Winter Wonderland in Finland

"There's not much that can make a 40 year old grown man feel like a fairy princess but being driven through snow covered forests in a sled pulled by 6 eager huskies is about as close as you can get!"

When you think of holidays in Finland you probably associate it with the tales of trips to Lapland to see Santa that Joyce from the office took her kids on last Christmas. Or perhaps you've heard about a trip to an Ice Hotel, sleeping under reindeer skins in sub-zero temperatures (just doesn't appeal to me). Maybe you know someone who's been lucky enough to see the Northern lights; which I am told you have a 50% chance of seeing on a clear night, in an area of low light pollution, between late September and Early March! Well  I don't have any kids but I went to Finland just after New Year, didn't see the Northern Lights but still had a fantastic time!
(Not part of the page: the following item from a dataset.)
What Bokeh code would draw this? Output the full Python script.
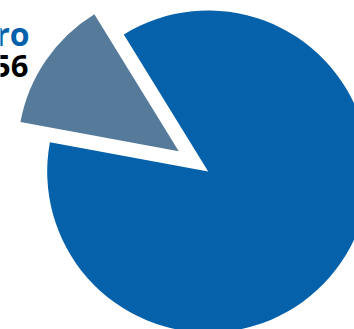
import numpy as np
from bokeh.plotting import figure
from bokeh.models import Range1d, ColumnDataSource
from bokeh.core.properties import value
from bokeh.embed import file_html
from bokeh.resources import INLINE

# Data
categories = ["Principal", "Otro"]
values = [86.7, 13.3]
colors = ["#0562AA", "#557A9A"]
explode = [0.0, 35.7]
label_name = "ro"
label_value = "56"

W, H = 354, 329
p = figure(width=W, height=H, output_backend="svg", toolbar_location=None,
           x_range=Range1d(0, W), y_range=Range1d(0, H), min_border=0)
p.axis.visible = False
p.grid.visible = False
p.outline_line_color = None
p.background_fill_color = "white"
p.border_fill_color = "white"

cx, cy, r = 207.7, H - 171.0, 161.0
total = sum(values)
fracs = np.array(values) / total * 2 * np.pi
start0 = np.deg2rad(169.5)
starts = start0 + np.concatenate([[0], np.cumsum(fracs)[:-1]])
ends = starts + fracs
mids = (starts + ends) / 2
xs = [cx + e * np.cos(m) for e, m in zip(explode, mids)]
ys = [cy + e * np.sin(m) for e, m in zip(explode, mids)]

src = ColumnDataSource(dict(x=xs, y=ys, start=list(starts), end=list(ends),
                            color=colors, cat=categories))
p.wedge(x="x", y="y", radius=r, start_angle="start", end_angle="end",
        fill_color="color", line_color=None, source=src)

p.text(x=[29], y=[H - 33], text=[label_name], text_color="#0562AA",
       text_font=value("Open Sans"), text_font_style="bold", text_font_size="32px",
       text_align="right", text_baseline="alphabetic")
p.text(x=[28], y=[H - 65], text=[label_value], text_color="#000000",
       text_font=value("Open Sans"), text_font_style="bold", text_font_size="31px",
       text_align="right", text_baseline="alphabetic")

open("out.html", "w").write(file_html(p, INLINE))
On my trip I went to the Iso Syote hotel, for a holiday based around outdoor winter activities and it was much more fun (and significantly cheaper) that the usual Alpine skiing holiday. Although Finland isn't as popular for skiing as other European resorts, I was surprised at the number of obviously seasoned skiers on the plane out, and ever more  amazed at the baggage carousel when these ski-heads collected their massive bags of skis and boards. The major difference between the Finnish Skiing resorts and an Alpine one is that they offer less in terms of Kilometres of Skiing. But this is made up for by the wealth of other activities you can do in Finland: as well as downhill skiing and some snowboarding I tried and loved cross-country skiing; a snowmobile safari; a fantastic all-day Husky Safari and did some fantastic snow walking in the amazing Finnish countryside, which is amongst the most beautiful scenery I have ever seen in all of my travels.

Whilst it is difficult to pick out one favourite aspect, the Husky safari was very special. After getting all snow-suited up (all your snow gear including shoes is kindly provided by the hotel) we had a comfortable taxi ride to the Finn Jaan Husky farm. After an instructional talk we were seated in our sleds, amongst 36 eager, barking dogs anxious to pull us around the breathtaking Finnish countryside (6 dogs to each sleigh). Driving a Husky sled is easy: you just lean slightly to turn corners and let the dog team take you to your destination. The only challenge is when you stop and have to stand with all your body weight on the brakes, those dogs are super-keen to get hauling and can be a struggle to stay still! After an hour and a half of travelling magically through the enchanting country side of Finland, and laughing at the snow-covered firs and how much they resembled ice sculptures, we stopped for a warming 3 course campfire lunch. Once rested and bellies full we continued, the dogs as keen as before after an hours rest. When we got back to the husky farm we got the opportunity to say thanks to the dogs and give them a bit of petting; the dogs were so friendly and obviously loved their work. I loved getting to know our 6 dogs a bit better as we had become obsessed by them, giving them names and loving their eagerness and individual quirks. There's not much that can make a 40 year old grown man feel like a fairy princess but being driven through snow covered forests in a sled pulled by 6 beautiful huskies is about as close as you can get!

Before I left for Finland i was apprehensive about the cost of incidentals on my trip: I have heard stories from friends who have paid £14 for a pint of beer in Sweden. However in Finland i was pleasantly surprised; i paid just over £5 for half a litre of larger and just £7 for a burger lunch including a drink, on the ski slopes at lunchtime. Another surprise to this seasoned traveller was how genuinely friendly, interesting, helpful and kind the Fins are. I would heartily recommend a trip to Finland if you want to visit an amazing country which is perfectly geared up to a variety of brilliant winter activities.